Les perdants d’aujourd’hui se verront contraints de donner une suite à un texte qu’ils ont combattu. «Il est à prévoir qu’ils utiliseront toute leur marge de manœuvre pour édulcorer le texte», estime le conseiller national UDC genevois Yves Nidegger. Mais si les partis de gauche et du centre vont trop loin, avertit-il, «ils feront un splendide cadeau à l’UDC», la confortant dans le rôle de la seule force politique apte à défendre la volonté populaire.

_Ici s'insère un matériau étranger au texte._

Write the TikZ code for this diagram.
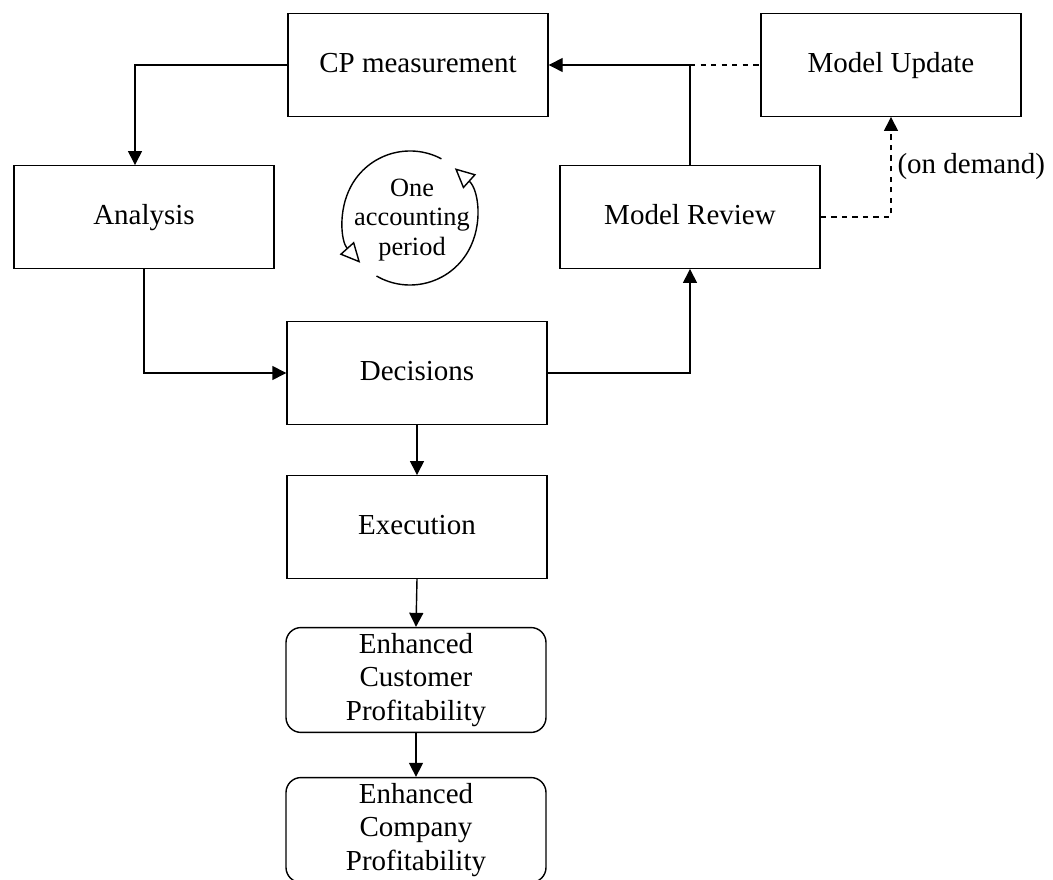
\documentclass[tikz,border=0pt]{standalone}
\usepackage{fontspec}
\setmainfont{Liberation Serif}
\usepackage{tikz}
\usetikzlibrary{arrows.meta, positioning, calc}

\begin{document}
\begin{tikzpicture}[>={Triangle[length=0.28cm, width=0.28cm]}, line width=0.8pt,
    stepbox/.style={draw, minimum width=5.2cm, minimum height=2.05cm, align=center, font=\fontsize{16.5}{19}\selectfont},
    linebox/.style={stepbox, text height=0.9em, text depth=0pt},
    endbox/.style={stepbox, rounded corners=0.3cm},
    cycarrow/.style={-{Triangle[open, length=0.4cm, width=0.38cm]}}]
    \useasboundingbox (0,0) rectangle (21.06,17.6);
    % Top row
    \node[linebox] (cp) at (8.36, 16.30) {CP measurement};
    \node[linebox] (upd) at (17.82, 16.30) {Model Update};
    % Middle row
    \node[linebox] (ana) at (2.88, 13.26) {Analysis};
    \node[linebox] (rev) at (13.80, 13.26) {Model Review};
    % Main column
    \node[linebox] (dec) at (8.34, 10.14) {Decisions};
    \node[linebox] (exe) at (8.34, 7.06) {Execution};
    \node[endbox] (ecp) at (8.32, 4.00) {Enhanced\\Customer\\Profitability};
    \node[endbox, minimum height=1.92cm] (eco) at (8.32, 1.00) {Enhanced\\Company\\Profitability};
    % Accounting cycle
    \coordinate (cyc) at (8.20, 13.24);
    \node[align=center, font=\fontsize{15}{17}\selectfont] (cyctxt) at (8.24, 13.20) {One\\accounting\\period};
    \draw[cycarrow] (cyc) ++(-120:1.34) arc[start angle=-120, end angle=48, radius=1.34];
    \draw[cycarrow] (cyc) ++(62:1.34) arc[start angle=62, end angle=222, radius=1.34];
    % Connectors
    \coordinate (jn) at (rev.north |- cp.east);
    \draw[->] (cp.west) -| ([xshift=-0.18cm]ana.north);
    \draw[->] (ana.south) |- (dec.west);
    \draw[->] (dec.east) -| (rev.south);
    \draw[->] (rev.north) |- (cp.east);
    \draw[dashed] (jn) -- (upd.west);
    \draw[->, dashed] (rev.east) -| (upd.south)
        node[right, pos=0.75, font=\fontsize{16.5}{19}\selectfont] {(on demand)};
    \draw[->] (dec.south) -- (exe.north);
    \draw[->] (exe.south) -- (ecp.north);
    \draw[->] (ecp.south) -- (eco.north);
\end{tikzpicture}
\end{document}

«Le peuple a parlé et il faut en prendre acte, mais c’est la responsabilité des initiants de nous dire comment ils entendent mettre en œuvre leur texte», réagit le président du PDC Christophe Darbellay. Le conseiller national valaisan se dit ainsi curieux de voir quelles solutions seront proposées dans le cas de mineurs ayant commis des délits de peu de gravité. «On attend de la part des initiants des propositions concrètes», ces questions devant trouver une réponse «dans les six prochains mois».

Du côté des libéraux-radicaux, la conseillère nationale vaudoise Isabelle Moret met également en avant la responsabilité de l’UDC pour trouver des solutions, mais aussi celle de la gauche, accusée d’avoir favorisé l’initiative en rejetant également le contre-projet. L’UDC a fait «des promesses contradictoires», avertit la Vaudoise, qui pronostique que la droite dure fera tout pour faire porter aux autres partis la responsabilité d’une mise en œuvre imparfaite ou retardée de l’initiative. Pour l’élue, l’occasion doit aussi être saisie de reposer la question du contrôle de la conformité des initiatives avec le droit international.

A gauche, on se demande avec qui le centre droit fera alliance. La relativement courte majorité obtenue par l’initiative justifie que les préoccupations de la minorité soient prises en compte, juge le Vert genevois Antonio Hodgers. Car si le parlement n’y veille pas, «c’est le Tribunal fédéral ou les juges de Strasbourg qui le feront».